The driverless train derailed and exploded Saturday, destroying dozens of buildings in the center of the town near the Maine border.

"Three bodies have been found," police spokesman Michel Brunet said. "People have been reported missing or disappeared but ... we are not going to issue a figure. We know there are going to be more deaths."

Fires continued burning more than 24 hours after the runaway train carrying crude oil derailed. The eruptions sent residents of Lac-Megantic scrambling through the streets under the intense heat of towering fireballs and a red glow that illuminated the night sky, witnesses said. Flames and billowing black smoke could still be seen long after the 73-car train derailed, and a fire chief likened the charred scene to a war zone, the Associated Press reported.

Up to 2,000 people were forced from their homes in the lakeside town of 6,000 people, which is about 155 miles east of Montreal and about 10 miles west of the Maine border.

The cause of the accident was believed to be a runaway train, the railway's operator said.

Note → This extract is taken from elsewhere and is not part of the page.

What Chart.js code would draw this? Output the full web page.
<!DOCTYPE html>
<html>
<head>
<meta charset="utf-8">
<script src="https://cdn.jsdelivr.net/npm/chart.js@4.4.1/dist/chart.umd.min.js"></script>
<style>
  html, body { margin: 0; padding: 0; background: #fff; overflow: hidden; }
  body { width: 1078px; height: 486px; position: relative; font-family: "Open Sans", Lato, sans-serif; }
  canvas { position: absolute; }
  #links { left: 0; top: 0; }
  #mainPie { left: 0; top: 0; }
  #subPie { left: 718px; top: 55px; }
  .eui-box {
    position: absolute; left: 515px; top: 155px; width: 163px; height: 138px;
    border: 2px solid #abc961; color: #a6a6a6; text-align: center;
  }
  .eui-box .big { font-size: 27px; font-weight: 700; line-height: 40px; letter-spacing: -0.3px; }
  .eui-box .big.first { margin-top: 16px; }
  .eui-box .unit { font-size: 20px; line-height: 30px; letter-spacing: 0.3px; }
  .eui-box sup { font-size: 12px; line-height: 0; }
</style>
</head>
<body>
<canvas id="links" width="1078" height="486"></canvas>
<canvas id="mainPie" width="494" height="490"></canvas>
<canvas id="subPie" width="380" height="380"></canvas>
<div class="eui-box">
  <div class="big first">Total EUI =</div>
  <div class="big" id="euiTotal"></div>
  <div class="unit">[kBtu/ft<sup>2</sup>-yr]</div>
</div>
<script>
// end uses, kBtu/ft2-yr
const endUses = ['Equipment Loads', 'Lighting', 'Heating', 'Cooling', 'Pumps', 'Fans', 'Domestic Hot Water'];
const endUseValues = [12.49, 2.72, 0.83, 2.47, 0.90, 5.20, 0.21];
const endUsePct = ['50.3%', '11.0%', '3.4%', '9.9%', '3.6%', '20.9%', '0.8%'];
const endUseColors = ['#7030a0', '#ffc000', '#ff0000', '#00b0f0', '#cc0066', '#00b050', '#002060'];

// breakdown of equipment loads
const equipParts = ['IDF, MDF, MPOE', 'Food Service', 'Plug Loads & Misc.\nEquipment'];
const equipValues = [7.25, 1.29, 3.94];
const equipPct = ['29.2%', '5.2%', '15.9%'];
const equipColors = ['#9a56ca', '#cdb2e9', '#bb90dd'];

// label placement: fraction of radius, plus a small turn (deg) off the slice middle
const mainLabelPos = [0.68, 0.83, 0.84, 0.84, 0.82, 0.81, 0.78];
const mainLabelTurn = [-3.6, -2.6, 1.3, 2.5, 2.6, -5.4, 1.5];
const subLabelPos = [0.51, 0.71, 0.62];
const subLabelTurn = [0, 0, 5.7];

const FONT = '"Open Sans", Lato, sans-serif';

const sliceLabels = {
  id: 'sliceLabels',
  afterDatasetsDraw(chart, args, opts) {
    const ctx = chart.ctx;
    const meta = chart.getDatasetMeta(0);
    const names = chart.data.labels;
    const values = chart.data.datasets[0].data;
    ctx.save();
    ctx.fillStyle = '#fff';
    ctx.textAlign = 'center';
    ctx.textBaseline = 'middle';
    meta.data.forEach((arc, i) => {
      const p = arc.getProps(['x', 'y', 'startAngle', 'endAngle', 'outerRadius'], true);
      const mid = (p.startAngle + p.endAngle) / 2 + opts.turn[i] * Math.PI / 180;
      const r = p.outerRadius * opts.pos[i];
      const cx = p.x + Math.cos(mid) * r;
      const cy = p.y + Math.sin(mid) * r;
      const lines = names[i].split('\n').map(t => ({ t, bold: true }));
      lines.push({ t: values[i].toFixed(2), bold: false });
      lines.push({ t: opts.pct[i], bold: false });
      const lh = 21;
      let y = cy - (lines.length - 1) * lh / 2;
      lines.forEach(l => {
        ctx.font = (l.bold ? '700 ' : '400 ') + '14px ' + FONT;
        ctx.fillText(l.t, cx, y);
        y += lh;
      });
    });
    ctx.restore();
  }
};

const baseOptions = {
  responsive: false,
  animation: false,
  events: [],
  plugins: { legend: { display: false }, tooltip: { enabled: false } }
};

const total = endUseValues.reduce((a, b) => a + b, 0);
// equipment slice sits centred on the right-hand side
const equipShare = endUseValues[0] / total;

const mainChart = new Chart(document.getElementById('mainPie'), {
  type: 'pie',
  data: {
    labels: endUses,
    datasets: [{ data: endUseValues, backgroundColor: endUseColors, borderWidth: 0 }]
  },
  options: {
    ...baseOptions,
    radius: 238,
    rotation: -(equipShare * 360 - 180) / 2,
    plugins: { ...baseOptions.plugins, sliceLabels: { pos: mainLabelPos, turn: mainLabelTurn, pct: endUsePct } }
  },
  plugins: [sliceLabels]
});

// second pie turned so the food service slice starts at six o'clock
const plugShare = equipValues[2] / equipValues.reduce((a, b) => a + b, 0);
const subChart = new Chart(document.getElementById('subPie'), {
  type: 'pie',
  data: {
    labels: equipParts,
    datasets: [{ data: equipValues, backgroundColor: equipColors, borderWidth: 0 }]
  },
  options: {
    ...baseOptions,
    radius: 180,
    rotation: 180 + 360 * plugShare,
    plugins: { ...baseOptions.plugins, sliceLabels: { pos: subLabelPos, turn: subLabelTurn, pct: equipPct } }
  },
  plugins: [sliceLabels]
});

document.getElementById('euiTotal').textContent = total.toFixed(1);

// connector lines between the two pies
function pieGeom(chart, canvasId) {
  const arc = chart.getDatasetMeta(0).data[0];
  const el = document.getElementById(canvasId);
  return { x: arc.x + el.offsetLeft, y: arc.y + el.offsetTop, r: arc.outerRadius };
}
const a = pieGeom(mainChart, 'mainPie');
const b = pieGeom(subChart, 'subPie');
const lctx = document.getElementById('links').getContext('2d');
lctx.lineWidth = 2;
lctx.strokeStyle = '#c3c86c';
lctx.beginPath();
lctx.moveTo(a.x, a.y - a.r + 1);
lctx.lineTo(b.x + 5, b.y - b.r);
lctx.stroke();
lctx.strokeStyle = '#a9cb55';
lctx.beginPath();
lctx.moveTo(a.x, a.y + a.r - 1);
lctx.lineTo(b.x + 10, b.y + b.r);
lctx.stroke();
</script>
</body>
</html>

The president and CEO of Rail World Inc., the parent company of Montreal, Maine & Atlantic Railway, said the train had been parked uphill of Lac-Megantic.

"If brakes aren't properly applied on a train, it's going to run away," said Edward Burkhardt. "But we think the brakes were properly applied on this train." Burkhardt, who was mystified by the disaster, said the train was parked because the engineer had finished his run. "We've had a very good safety record for these 10 years," he said of the decade-old railroad. "Well, I think we've blown it here."